I set up interviews with 4 Reliability Engineers and 6 Sr. Reliability Engineers that worked out of our Atlanta, GA and Austin, TX offices.
Research Findings
There was a lot of overlap with what the RE’s wanted and what the business wanted.
Volume, latency, number of open tickets, and number of orders (when available) were the most mentioned metrics on both sides.
There was some concern around having to trust in a brand new system. What if the information is inaccurate?
Teams are tracking metrics daily but are typically reporting on a weekly basis to leadership.
5/10 RE’s were working on teams that had already built their own tracking service. The other 5 were manually tracking or relying on reports from users to identify issues.
“As a Reliability Engineer, I need the process of monitoring the health of my app to be efficient and easy to comprehend.”
Solutioning and Usability Testing
With the research complete and organized, it was time to begin designing some mockups for the Service Level Objectives Dashboard that I would later test with 10 future users. I knew the design needed to address the some of the key findings from our research. Our solution needed to:
Give REs quick access to information that helps them to identify potential risks prior to a service going down.
Track metrics around volume, availability, latency, errors, tickets, and orders.
Streamline reporting for teams to leadership.

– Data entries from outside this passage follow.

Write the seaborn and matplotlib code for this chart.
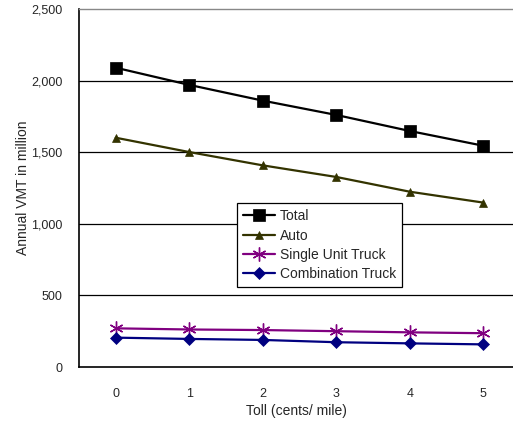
import matplotlib
matplotlib.use("Agg")
import matplotlib.pyplot as plt
import seaborn as sns
import pandas as pd

toll = [0, 1, 2, 3, 4, 5]
total = [2090, 1970, 1860, 1760, 1648, 1545]
auto = [1601, 1501, 1408, 1327, 1224, 1148]
single_unit = [270, 262, 258, 250, 242, 236]
combination = [205, 196, 189, 173, 165, 158]

series_names = ["Total", "Auto", "Single Unit Truck", "Combination Truck"]
series_values = [total, auto, single_unit, combination]
colors = ["#000000", "#333300", "#800080", "#000080"]
markers = ["s", "^", (6, 2, 0), "D"]
msizes = [8, 6, 10, 6]

sns.set_style("white")
plt.rcParams["font.family"] = ["Liberation Sans", "DejaVu Sans"]

fig = plt.figure(figsize=(5.13, 4.23), dpi=100)
ax = fig.add_axes([79 / 513, 56 / 423, 1 - 79 / 513 + 0.001, 358 / 423])

for name, vals, c, m, ms in zip(series_names, series_values, colors, markers, msizes):
    df = pd.DataFrame({"toll": toll, "vmt": vals})
    sns.lineplot(data=df, x="toll", y="vmt", ax=ax, color=c, marker=m,
                 markersize=ms, markeredgecolor=c, markerfacecolor=c,
                 markeredgewidth=1.0 if m == (6, 2, 0) else 0.5,
                 linewidth=1.6, label=name)

ax.set_xlim(-0.5, 5.41)
ax.set_ylim(0, 2500)
ax.set_yticks([0, 500, 1000, 1500, 2000, 2500])
ax.set_yticklabels(["0", "500", "1,000", "1,500", "2,000", "2,500"], fontsize=9)
ax.set_xticks(toll)
ax.set_xticklabels([str(t) for t in toll], fontsize=9)
ax.set_xticks([0.5, 1.5, 2.5, 3.5, 4.5], minor=True)
ax.tick_params(axis="x", which="major", length=0, pad=15)
ax.tick_params(axis="x", which="minor", length=4, direction="in", width=1, color="#333333")
ax.tick_params(axis="y", length=0, pad=12)

for yv in [500, 1000, 1500, 2000]:
    ax.axhline(yv, color="black", linewidth=0.9, zorder=0)

ax.spines["right"].set_visible(False)
ax.spines["top"].set_color("#888888")
ax.spines["top"].set_linewidth(1.0)
ax.spines["left"].set_color("black")
ax.spines["bottom"].set_color("black")
ax.spines["left"].set_linewidth(1.2)
ax.spines["bottom"].set_linewidth(1.2)

ax.set_xlabel("Toll (cents/ mile)", fontsize=10, labelpad=3)
ax.set_ylabel("Annual VMT in million", fontsize=10, labelpad=1)

leg = ax.legend(loc="upper left", bbox_to_anchor=((237 - 79) / 434, 1 - (203 - 9) / 358),
                fontsize=10, frameon=True, fancybox=False, framealpha=1,
                edgecolor="black", borderpad=0.45, labelspacing=0.38,
                handlelength=2.3, handletextpad=0.3, borderaxespad=0)
leg.get_frame().set_linewidth(0.9)

fig.savefig("out.png", dpi=100)
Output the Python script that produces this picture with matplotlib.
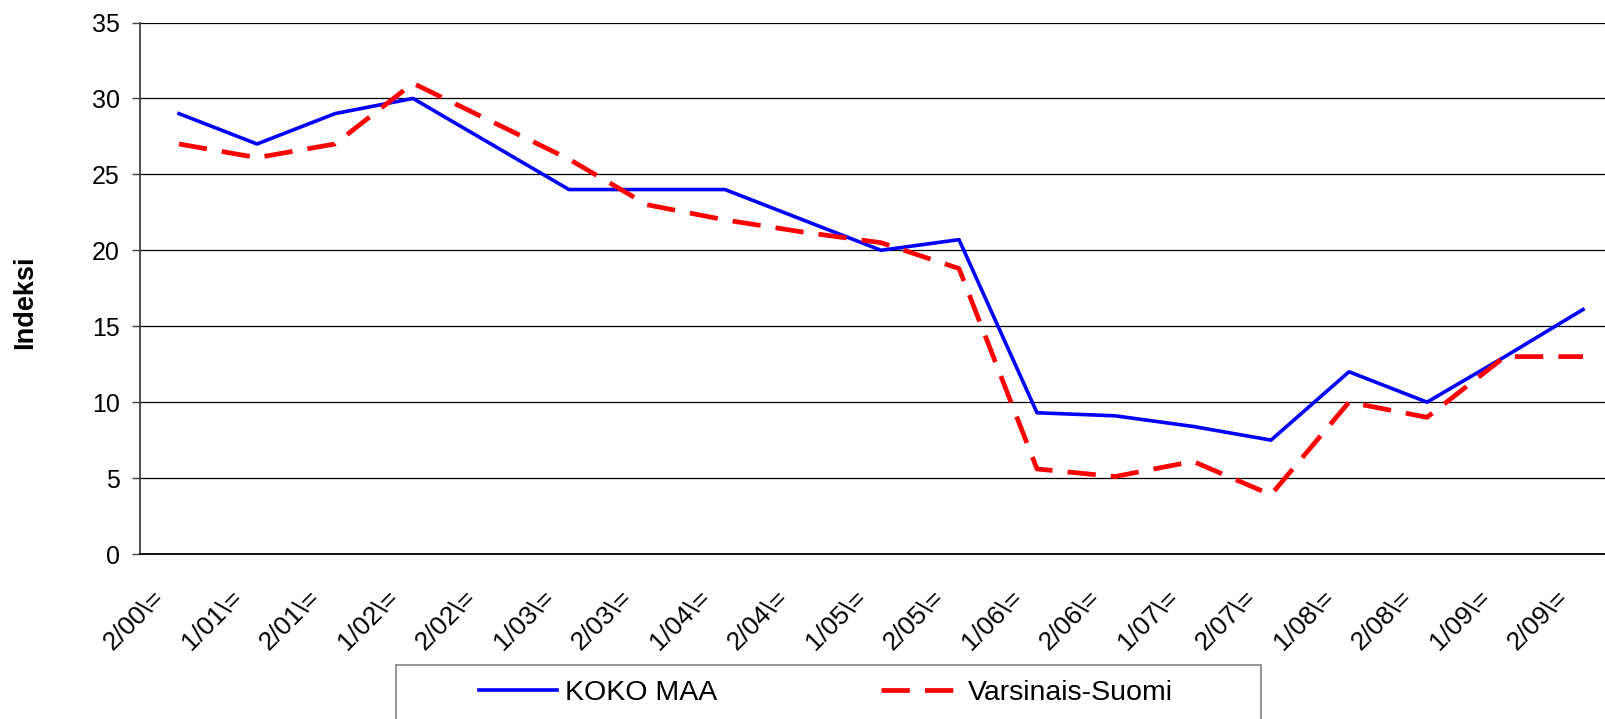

Allow teams to manually edit information when needed until trust is gained in the service.*
*The business was not particularly excited about allowing users to edit the information, so for now the design would not include this feature.
Usability Findings
I facilitated user testing sessions with 10 future users of the product. This time I recruited 5 Reliability Engineers and 5 Sr. Reliability Engineers out of the Atlanta and Austin offices. Based on the testing we had a lot of changes to make on the dashboard itself. Users seemed to be satisfied with the process of selecting the information they want to see. The findings from testing indicated that we needed to:
Move the table from the bottom of the page to the top of the page.
The REs felt that viewing the table first would help them to identify problems quicker than viewing the graphs first.
REs liked the graphs in general but felt the graphs would be more helpful to leadership
Remove the red highlight on “problem” cells and opt for red font instead.
The red highlight creates a sense of panic, while the font simply calls attention to potential problem areas.
If displaying more than 7 dates on the table, the number of days needs to be clearly indicated.
Add an option that allows users to edit the data.
Users felt very strongly that they should have an option to edit the data until the system proved that it would always provide accurate results to them.
Every user I tested with stated that without this option they would not use the SLO Dashboard and they would continue to rely on the process they already had in place for testing.
Make the language for the option to register a new service on the site more clear.
Make the option for registering a new service more visible.

Mockups designed using Sketch. These Designs we created in 2017, please see below for an updated design.
What’s Next?
With the business eager to get this in the hands of users, the engineers began building the dashboard. I left the team to begin working on a different product so I don’t know if the product was iterated on. However, I decided it was time for dashboard to get a little facelift. Since working on this product, my design skills have evolved and I wanted to show that here.
In addition to updating the look and feel of the interface, I wanted to focus on simplifying the table view and consolidating the visual data. I removed the table grid along with 2 of the table rows. I removed the 2 rows (SLOs and VALET Metrics at the top) because this was information the user was already familiar with. Rather than provide them with unnecessary info, I want them to be able to focus on the actual numbers which helps them identify potential problem areas more efficiently.
I consolidated the the visual data because it was never that important for the users (they preferred the table view), yet it took up a very large amount of real estate on the screen.

Design crated using Sketch
Software Used
Sketch
Marvel
Appear.in
Quicktime